I thoroughly enjoyed the humor of your posting, Abigail, and thank you
Robin for that delightful quote from Donne. You both express well the
idea that just because a ribald reading of a word is possible, it is not
necessarily appropriate. We do agree on that.

It is a fact that a vast number of words over the centuries have
acquired additional phallic/ yonic/ anal/ scatological dimensions of
meaning, and it is hard to avoid using words that can be construed in
this way ( I think I just failed).

The point you raised (oh dear!), Robin, about the linear progression of
a play in  performance, as opposed to the reading of it, is an important
one.  Certainly we, as audience, are some distance from the Gregory/
Sampson dialogue when Capulet and Paris are before us, but there is no
shortage of sexual innuendo in the preceding 'scene' between Romeo and
Benvolio ( whose name means 'good will' ; good grief! ). I perceive
sexual puns in 'she hath Dian's wit', 'nor bide th'encounter of
assailing eyes', in ' The precious treasure of his eyesight lost'.,
amongst others. Perhaps you do not. My impression of young Romeo, is
that he's far from being 'ruled' by Benvolio, because in his love for
Rosaline he is ruled by his rooster ( otherwise known as his cock or his
good 'will' ). ( I couldn't resist the 'ruled by his rooster' ; I'm not
claiming it's an Elizabethan useage.)  And from this we are taken
straight into a discussion about whether a young woman is 'ripe enough
to be a bride.'

>I said I thought "the 'ear' of at least
>some of the audience is primed to hear in the phrase " may stand in
>number, though in reck'ning none" the possibility of a sexual allusion."

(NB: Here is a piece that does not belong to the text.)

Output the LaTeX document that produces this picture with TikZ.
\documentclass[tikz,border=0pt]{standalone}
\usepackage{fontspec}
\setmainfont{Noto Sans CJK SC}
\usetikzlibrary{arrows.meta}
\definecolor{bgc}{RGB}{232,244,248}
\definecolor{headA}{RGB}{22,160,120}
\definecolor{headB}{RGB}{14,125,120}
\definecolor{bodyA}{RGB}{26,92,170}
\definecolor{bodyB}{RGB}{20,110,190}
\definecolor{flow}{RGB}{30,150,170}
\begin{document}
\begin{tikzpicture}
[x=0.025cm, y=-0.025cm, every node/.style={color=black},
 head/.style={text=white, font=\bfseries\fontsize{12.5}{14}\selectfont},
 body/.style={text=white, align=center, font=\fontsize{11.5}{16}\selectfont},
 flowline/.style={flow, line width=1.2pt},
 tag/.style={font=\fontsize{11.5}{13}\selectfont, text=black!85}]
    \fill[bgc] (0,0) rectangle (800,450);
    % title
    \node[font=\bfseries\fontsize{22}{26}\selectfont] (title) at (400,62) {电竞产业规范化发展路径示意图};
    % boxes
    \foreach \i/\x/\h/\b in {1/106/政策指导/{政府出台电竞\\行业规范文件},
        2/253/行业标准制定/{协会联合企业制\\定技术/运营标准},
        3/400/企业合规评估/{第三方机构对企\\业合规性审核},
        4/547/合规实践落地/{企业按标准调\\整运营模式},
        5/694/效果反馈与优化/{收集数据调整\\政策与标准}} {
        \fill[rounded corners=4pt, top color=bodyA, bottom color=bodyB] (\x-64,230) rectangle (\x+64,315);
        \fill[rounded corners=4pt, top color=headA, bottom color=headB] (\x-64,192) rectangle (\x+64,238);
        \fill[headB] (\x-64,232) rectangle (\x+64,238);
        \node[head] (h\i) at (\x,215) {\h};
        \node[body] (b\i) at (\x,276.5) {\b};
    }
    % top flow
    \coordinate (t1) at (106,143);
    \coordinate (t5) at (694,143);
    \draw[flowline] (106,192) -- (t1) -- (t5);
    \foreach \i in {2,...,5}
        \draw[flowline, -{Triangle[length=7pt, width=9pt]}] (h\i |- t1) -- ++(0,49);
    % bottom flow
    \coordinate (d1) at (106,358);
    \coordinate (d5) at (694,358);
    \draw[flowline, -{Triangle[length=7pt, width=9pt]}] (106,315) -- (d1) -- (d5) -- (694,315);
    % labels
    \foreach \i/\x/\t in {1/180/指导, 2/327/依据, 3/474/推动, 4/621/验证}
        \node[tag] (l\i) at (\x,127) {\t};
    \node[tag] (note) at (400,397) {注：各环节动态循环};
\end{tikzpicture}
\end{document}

You say "I think the juxtaposition between the two scenes [ Gregory/
Sampson, Capulet/ Paris ] could be used to make exactly the opposite
point.  We shift from two lower class characters indulging in
clearly-signalled bawdy by-play in prose, to two upper class figures
speaking in verse --  different contexts, different registers, quite
different expectations."

But in making this point haven't you just taken us outside the linear
progression of the play? The dialogue that precedes 1. 2, is conducted
by two upper class characters, Romeo and Benvolio, speaking in verse
with plenty of, if perhaps more subtle, bawdy language.

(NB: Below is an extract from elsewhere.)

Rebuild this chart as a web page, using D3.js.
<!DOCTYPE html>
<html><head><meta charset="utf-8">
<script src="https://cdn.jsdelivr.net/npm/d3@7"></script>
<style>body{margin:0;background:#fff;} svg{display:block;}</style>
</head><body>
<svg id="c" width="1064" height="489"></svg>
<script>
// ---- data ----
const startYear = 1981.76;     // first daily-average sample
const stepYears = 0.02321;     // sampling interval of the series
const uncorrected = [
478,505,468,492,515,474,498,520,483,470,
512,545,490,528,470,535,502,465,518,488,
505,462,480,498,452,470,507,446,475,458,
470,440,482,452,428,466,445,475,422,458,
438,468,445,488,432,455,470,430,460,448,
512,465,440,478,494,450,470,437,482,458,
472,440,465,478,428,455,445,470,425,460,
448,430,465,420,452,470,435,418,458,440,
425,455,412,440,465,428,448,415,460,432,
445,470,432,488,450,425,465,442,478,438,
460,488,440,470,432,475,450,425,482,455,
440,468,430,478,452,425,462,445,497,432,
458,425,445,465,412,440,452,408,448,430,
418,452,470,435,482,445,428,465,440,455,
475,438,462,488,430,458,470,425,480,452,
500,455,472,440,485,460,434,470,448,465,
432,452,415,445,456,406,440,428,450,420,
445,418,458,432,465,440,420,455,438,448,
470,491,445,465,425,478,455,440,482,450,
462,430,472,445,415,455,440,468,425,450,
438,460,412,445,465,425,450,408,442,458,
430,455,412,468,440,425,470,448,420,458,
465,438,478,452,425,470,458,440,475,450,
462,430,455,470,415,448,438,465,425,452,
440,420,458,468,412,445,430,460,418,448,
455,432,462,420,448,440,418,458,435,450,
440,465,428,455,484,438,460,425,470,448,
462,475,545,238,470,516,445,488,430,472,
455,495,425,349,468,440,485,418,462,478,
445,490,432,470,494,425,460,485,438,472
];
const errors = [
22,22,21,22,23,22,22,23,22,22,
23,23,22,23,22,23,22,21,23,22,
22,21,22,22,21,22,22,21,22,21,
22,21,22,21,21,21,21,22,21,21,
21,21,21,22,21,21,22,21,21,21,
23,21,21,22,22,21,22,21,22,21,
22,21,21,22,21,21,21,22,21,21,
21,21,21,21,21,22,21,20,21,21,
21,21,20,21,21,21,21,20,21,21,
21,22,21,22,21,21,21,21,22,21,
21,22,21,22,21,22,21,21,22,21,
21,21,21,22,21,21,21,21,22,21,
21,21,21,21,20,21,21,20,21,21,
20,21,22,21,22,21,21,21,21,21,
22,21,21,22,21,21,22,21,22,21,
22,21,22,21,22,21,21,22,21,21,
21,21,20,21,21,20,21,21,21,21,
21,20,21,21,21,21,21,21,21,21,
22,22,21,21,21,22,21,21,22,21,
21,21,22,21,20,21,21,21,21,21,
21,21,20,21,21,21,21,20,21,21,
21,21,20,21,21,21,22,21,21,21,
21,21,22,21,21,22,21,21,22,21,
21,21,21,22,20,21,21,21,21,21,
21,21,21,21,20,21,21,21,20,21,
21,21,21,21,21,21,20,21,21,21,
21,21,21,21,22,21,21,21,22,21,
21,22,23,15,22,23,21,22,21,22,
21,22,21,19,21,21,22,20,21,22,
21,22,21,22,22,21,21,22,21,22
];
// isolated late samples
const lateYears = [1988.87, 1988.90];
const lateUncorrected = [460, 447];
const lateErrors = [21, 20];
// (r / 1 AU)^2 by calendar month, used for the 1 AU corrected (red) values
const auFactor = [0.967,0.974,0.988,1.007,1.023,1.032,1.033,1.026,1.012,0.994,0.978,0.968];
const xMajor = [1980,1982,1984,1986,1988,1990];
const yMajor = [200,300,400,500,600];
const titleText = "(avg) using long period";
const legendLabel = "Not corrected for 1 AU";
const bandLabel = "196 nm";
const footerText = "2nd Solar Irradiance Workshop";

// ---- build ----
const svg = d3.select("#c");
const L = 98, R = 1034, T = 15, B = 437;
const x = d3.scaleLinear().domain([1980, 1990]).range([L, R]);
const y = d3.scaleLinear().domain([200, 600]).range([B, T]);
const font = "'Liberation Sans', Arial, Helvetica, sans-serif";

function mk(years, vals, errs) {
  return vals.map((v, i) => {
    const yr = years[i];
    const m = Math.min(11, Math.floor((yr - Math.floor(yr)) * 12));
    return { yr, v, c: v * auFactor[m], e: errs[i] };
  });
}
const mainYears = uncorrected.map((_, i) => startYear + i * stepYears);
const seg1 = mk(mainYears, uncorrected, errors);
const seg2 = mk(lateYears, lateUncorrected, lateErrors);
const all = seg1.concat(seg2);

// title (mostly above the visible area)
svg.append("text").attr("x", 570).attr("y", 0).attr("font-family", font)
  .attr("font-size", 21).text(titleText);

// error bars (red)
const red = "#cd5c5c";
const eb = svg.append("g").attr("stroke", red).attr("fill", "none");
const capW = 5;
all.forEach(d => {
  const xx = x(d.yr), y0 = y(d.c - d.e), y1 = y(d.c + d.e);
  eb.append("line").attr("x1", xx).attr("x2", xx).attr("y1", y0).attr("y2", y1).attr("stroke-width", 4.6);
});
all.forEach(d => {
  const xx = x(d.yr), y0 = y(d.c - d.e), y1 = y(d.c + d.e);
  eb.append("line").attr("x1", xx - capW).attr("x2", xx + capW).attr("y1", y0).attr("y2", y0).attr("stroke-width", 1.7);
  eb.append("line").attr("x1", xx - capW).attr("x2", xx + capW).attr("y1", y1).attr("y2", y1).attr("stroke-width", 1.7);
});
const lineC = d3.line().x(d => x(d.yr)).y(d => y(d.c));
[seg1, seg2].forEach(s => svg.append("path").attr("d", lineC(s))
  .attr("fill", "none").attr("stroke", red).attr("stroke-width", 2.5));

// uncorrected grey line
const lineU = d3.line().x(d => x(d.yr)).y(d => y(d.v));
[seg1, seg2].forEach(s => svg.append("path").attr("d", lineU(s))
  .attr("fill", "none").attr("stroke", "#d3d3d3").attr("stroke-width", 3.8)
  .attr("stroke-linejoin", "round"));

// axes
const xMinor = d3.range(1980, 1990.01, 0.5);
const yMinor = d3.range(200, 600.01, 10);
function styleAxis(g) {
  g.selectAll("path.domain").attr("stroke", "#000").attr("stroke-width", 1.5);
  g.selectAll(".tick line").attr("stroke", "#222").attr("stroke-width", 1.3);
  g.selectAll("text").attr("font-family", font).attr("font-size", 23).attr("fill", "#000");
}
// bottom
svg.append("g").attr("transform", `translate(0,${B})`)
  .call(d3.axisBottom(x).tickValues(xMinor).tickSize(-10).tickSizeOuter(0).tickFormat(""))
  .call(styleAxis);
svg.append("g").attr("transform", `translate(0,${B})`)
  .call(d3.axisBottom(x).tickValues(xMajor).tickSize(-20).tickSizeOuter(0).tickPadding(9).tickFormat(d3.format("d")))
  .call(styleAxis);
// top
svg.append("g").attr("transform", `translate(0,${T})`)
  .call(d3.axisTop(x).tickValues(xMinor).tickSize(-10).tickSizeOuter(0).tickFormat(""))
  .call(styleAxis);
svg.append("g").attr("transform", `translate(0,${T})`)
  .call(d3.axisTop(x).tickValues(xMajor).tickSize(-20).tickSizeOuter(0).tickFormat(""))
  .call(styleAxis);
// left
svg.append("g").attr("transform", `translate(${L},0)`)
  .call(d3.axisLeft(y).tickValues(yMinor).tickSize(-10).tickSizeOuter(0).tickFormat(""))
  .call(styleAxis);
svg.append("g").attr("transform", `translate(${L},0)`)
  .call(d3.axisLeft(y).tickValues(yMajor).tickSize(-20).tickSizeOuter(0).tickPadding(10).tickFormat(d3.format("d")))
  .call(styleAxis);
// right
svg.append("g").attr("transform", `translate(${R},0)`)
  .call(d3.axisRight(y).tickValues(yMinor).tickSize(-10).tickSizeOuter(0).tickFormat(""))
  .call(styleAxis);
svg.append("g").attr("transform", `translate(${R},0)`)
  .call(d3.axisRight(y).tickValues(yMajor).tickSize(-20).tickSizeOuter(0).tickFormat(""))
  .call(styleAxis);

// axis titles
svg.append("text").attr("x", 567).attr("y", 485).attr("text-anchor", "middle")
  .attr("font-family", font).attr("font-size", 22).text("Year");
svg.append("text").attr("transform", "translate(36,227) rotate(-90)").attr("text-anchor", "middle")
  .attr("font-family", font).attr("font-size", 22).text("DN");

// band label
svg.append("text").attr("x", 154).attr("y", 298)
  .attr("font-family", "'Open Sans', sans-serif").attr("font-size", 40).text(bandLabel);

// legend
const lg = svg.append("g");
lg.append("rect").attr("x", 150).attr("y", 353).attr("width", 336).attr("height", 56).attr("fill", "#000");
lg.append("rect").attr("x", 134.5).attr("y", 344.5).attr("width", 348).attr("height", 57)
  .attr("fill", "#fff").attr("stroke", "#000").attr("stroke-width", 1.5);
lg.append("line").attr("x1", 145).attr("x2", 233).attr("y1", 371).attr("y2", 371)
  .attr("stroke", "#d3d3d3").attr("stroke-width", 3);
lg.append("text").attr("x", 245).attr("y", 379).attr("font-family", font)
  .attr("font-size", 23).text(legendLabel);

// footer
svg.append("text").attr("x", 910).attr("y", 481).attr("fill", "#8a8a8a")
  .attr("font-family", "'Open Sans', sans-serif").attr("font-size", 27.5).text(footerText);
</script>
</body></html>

Fair enough, your comment on my use of a Troilus and Cressida reference
here. WS certainly hadn't written his  Comical Satire on the Trojan war
yet and though I think there was another version on the boards, it may
well not have been performed as early as R & J. So it's perhaps
reasonable to postulate that the illiterate masses would not be
expected  to know much about Paris at that time. However Marlowe's
popular Faustus mentions Paris. When Faustus has Helen ( of  "Is this
the face that launched a thousand ships, And burnt the topless towers of
Ilium?" fame. Eat your heart out, Will! )brought to him to ' glut the
longing of [his] heart's desire' and to be his 'paramour', he tells her
"I will be Paris, and for love of thee, /Instead of Troy, shall
Wurtenberg be sacked." He then goes on to list some of his deeds.

My thanks for the info on Paris being taken from Brooke's Romeus and
Juliet. I hadn't read it before and found it charming. But I notice that
both the references to Paris you quote

Emong the rest was one inflamde with her desire,
Who County Paris cliped was, an Earle he had to syre ...

[Arden (1980), p. 264]

cf. earlier in the poem:

At length he saw a mayd, right fayre of perfect shape
Which Theseus, or Paris would have chosen to their rape ...

[p 244]
emphasize both the  Paris of myth, and Juliet's suitor, County Paris'
think lustfully, not just lovingly, of women; 'rape' , and 'one inflamde
with her desire' [desire of her] are not  terms one associates with a
pure, chaste or unsexual love.Likewise, Chaucer in his Troilus and
Criseyde, Bk I. verse 9 states;

It is well wist how that the Greekes stronge
In armes with a thousand shippes wente
To Troyewardes.....
The ravishing to wrecken [avenge ] of Eleyne
By Paris done,...

It is the 'ravishing' that gets mentioned.  Paris was, admittedly,  a
pawn in Zeus' game but I still think that those in the R & J audience
who knew the story of the Trojan War, 'the greatest love story ever
told' , would be aware that  it was also the greatest lust story ever

I found it interesting that in Brooke's Romeus and Juliet, Juliet is
sixteen. I assume the tender age of  the  Juliet of Shakespeare's play
is pointed out because the boy playing her appeared too young to
credibly be a 16 yr old Juliet. ( ? ) Also interesting is the fact that
physical/ sexual happiness is remarked upon;  by the Nurse.

"There is no loss," quod she, "sweet wench, to loss of time,
Ne in thine age shalt thou repent so much of any crime.